Designing for the Dark
In her book The Twilight Garden, Lia Leendertz explains how white, which reflects light, is a twilight gardener's most useful tool. She recommends using it liberally in the garden, but keep in mind that it can be overpowering during the day's peak sun hours. The garden plan should balance white with the other colors found in the garden.

One winning color combination is white against dark-green, especially a dense hedge such as cedar or yew. The English author's front garden is entirely white and green, with a variegated euonymus, ferns, white foxgloves (Digitalis 'Alba') and snowdrops (Galanthus spp.) in winter.
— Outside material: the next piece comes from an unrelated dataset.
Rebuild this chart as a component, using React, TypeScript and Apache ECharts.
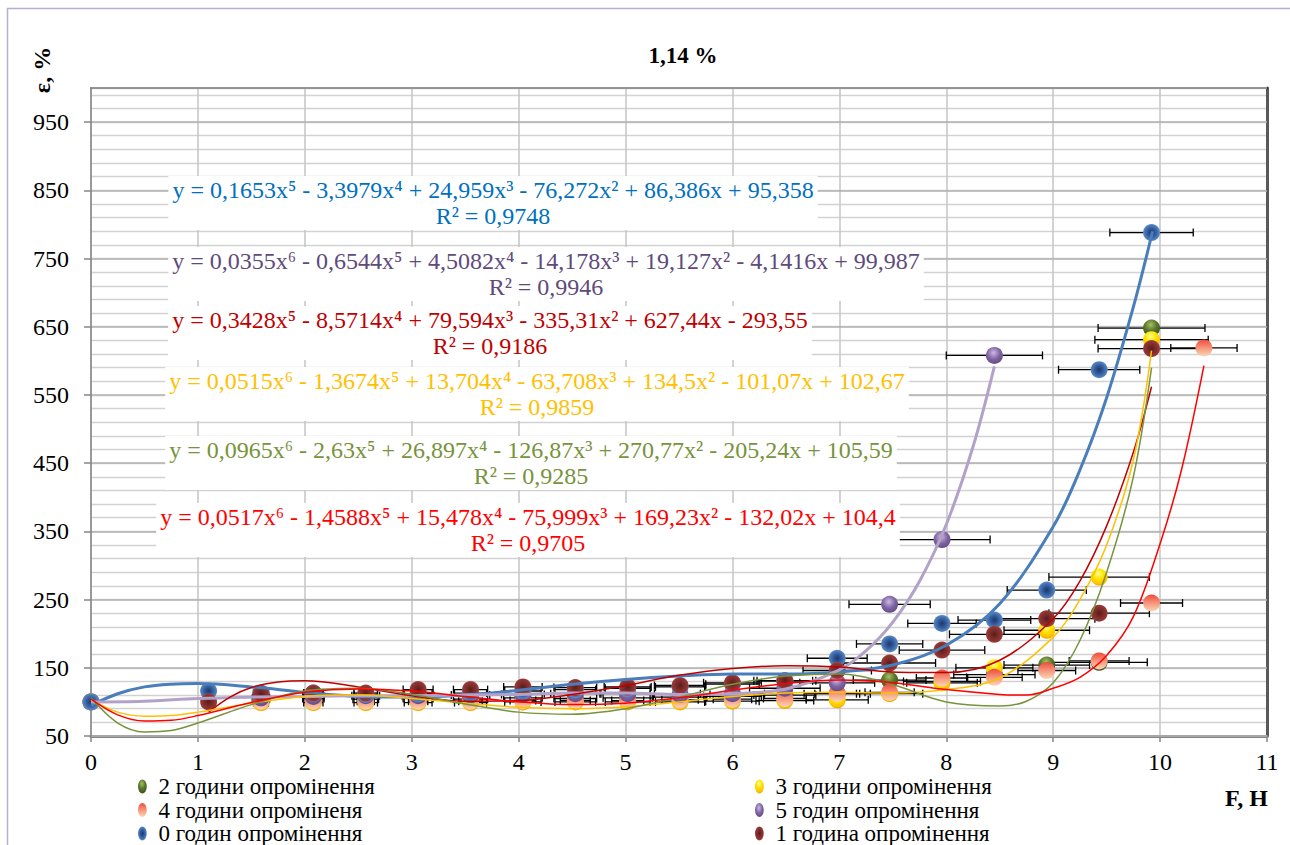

White also looks nice mixed with silver-leaved plants such as lamb's ear (Stachys byzantina) or silver feather (Tanacetum ptarmiciflorum). Furthermore, it goes well with some shades of blue and purple. Remember, sometimes the biggest challenge is having the self-discipline required to stick to a color scheme that works well, especially if a monochromatic white garden is the goal. Discount sales at the local gardening center can easily distract gardeners from the original color schemes they envisioned.

Scent should also be a consideration, as many white flowers emit a beautiful fragrance to attract nighttime pollinators such as moths, which are attracted to sweeter scents, and bats, which are attracted to muskier, fruity aromas. Anyone who knows the scent of white flowers such as honeysuckle (Lonicera spp.), mock orange (Philadelphus) or jasmine (Jasminum spp.) certainly knows these are powerful fragrances, long remembered. However, be sure to keep scent in mind, especially strong ones, when deciding how close you site these plants to your patio or deck.